Patentology has sworn not to comment here on details of the Bilski decision, since there will be no shortage of views from those better-placed to express opinions on US patent law. However, as a service to our readers we are pleased to point out a few of the erudite articles on the matter that we have been reading.
The Patently-O blog describes the decision as "business as usual", with abstract ideas remaining unpatentable as per earlier Supreme Court precedent, but no new categorical exceptions to patentability. In an interesting second post on the topic, Patently-O notes that there is a further "majority" across two concurring opinions on the point that the State Street "useful-concrete-tangible" approach is not a valid test for patent-eligibility.
Peter Zura's 271 Patent Blog describes the basic philosophy of the majority decision as "do no harm".
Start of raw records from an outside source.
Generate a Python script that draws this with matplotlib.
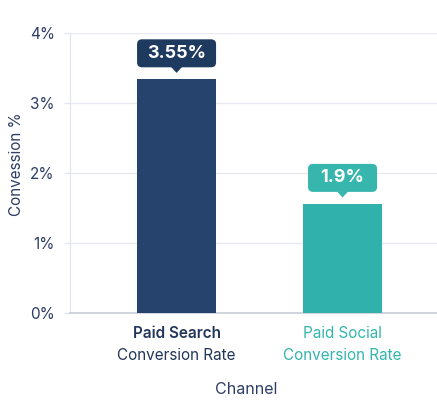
import matplotlib
matplotlib.use("Agg")
import matplotlib.pyplot as plt
from matplotlib.patches import FancyBboxPatch, Polygon

# values (bar heights), label text as shown
channels = ["Paid Search", "Paid Social"]
sublabels = ["Conversion Rate", "Conversion Rate"]
bar_values = [3.34, 1.56]
callout_labels = ["3.55%", "1.9%"]
yticks = [0, 1, 2, 3, 4]
ytick_labels = ["0%", "1%", "2%", "3%", "4%"]

bar_colors = ["#26436e", "#31b1ab"]
box_colors = ["#1f3a5f", "#37b6ae"]
text_colors = ["#22365a", "#33b5ad"]
box_halfwidths = [0.238, 0.208]
navy = "#2d3d63"

plt.rcParams['font.family'] = ['Inter', 'DejaVu Sans']

fig = plt.figure(figsize=(4.37, 4.09), dpi=100)
ax = fig.add_axes([70 / 437, 1 - 313 / 409, 1 - 70 / 437, (313 - 33) / 409])

x = list(range(len(channels)))
ax.bar(x, bar_values, width=0.476, color=bar_colors, zorder=3)

ax.set_xlim(-0.642, 1.569)
ax.set_ylim(0, 4)
ax.set_yticks(yticks)
ax.set_yticklabels(ytick_labels, fontsize=11, color=navy)
ax.set_xticks(x)
ax.set_xticklabels(["", ""])
ax.tick_params(axis='y', length=4, width=1, color="#e3e6ee", pad=7)
ax.tick_params(axis='x', length=0)
ax.grid(axis='y', color="#e8eaf0", linewidth=1, zorder=0)
for s in ["top", "right"]:
    ax.spines[s].set_visible(False)
ax.spines["left"].set_color("#e0e3eb")
ax.spines["bottom"].set_color("#c9cdd8")
ax.spines["bottom"].set_linewidth(1.2)

# callout boxes above bars
aspect = 166 / 70
for i, v in enumerate(bar_values):
    hw = box_halfwidths[i]
    y0 = v + 0.17
    h = 0.40
    box = FancyBboxPatch((i - hw, y0), 2 * hw, h,
                         boxstyle="round,pad=0,rounding_size=0.03",
                         mutation_aspect=aspect,
                         facecolor=box_colors[i], edgecolor="none", zorder=4)
    ax.add_patch(box)
    tri = Polygon([(i - 0.035, y0 + 0.01), (i + 0.035, y0 + 0.01), (i, v + 0.09)],
                  closed=True, facecolor=box_colors[i], edgecolor="none", zorder=4)
    ax.add_patch(tri)
    ax.text(i, y0 + h / 2, callout_labels[i], ha="center", va="center",
            fontsize=13, fontweight="bold", color="white", zorder=5)

# two-line category labels
weights = ["semibold", "normal"]
for i in x:
    ax.annotate(channels[i], xy=(i, 0), xycoords=("data", "axes fraction"),
                xytext=(0, -21), textcoords="offset pixels", ha="center", va="center",
                fontsize=11, fontweight=weights[i], color=text_colors[i])
    ax.annotate(sublabels[i], xy=(i, 0), xycoords=("data", "axes fraction"),
                xytext=(0, -42), textcoords="offset pixels", ha="center", va="center",
                fontsize=11, color=text_colors[i])

fig.text(246 / 437, 1 - 390 / 409, "Channel", ha="center", va="center",
         fontsize=11.5, color=navy)
fig.text(17 / 437, 1 - 164 / 409, "Convession %", ha="center", va="center",
         rotation=90, fontsize=11, color=navy)

fig.savefig("out.png", dpi=100, facecolor="white")
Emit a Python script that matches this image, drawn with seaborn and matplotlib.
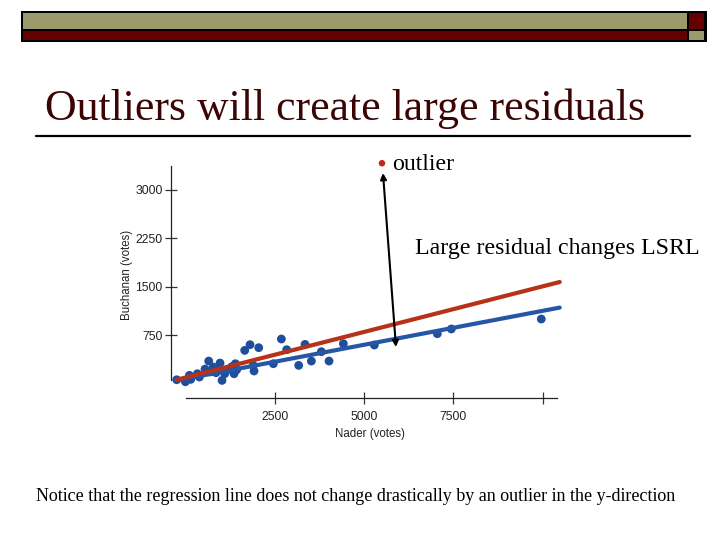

The SCOTUS Blog calls the majority decision "principally one of negation".
The law firm of Finnegan, Henderson, Farabow, Garrett & Dunner, LLP, which represented inventors Bilski and Warsaw in the litigation, has issued a media release expressing disappointment, but indicating that they "will work within the guidance provided by the Court to revise the Bilski/Warsaw claims and obtain the patent protection our client has sought for more than ten years."
A more objective patent law firm view is provided by our friends at Banner & Witcoff.
Finally, in the interests of presenting an alternative perspective on all this, the FOSS (Free and Open Source Software) Patents blog considers Bilski a major disappointment, in that "the Supreme Court's decision does not do away with even one software patent that already exists, nor does it raise the bar for the future."
There will no doubt be numerous further views published in the coming days and weeks. We will let you know if we come across any new and different opinions on the case!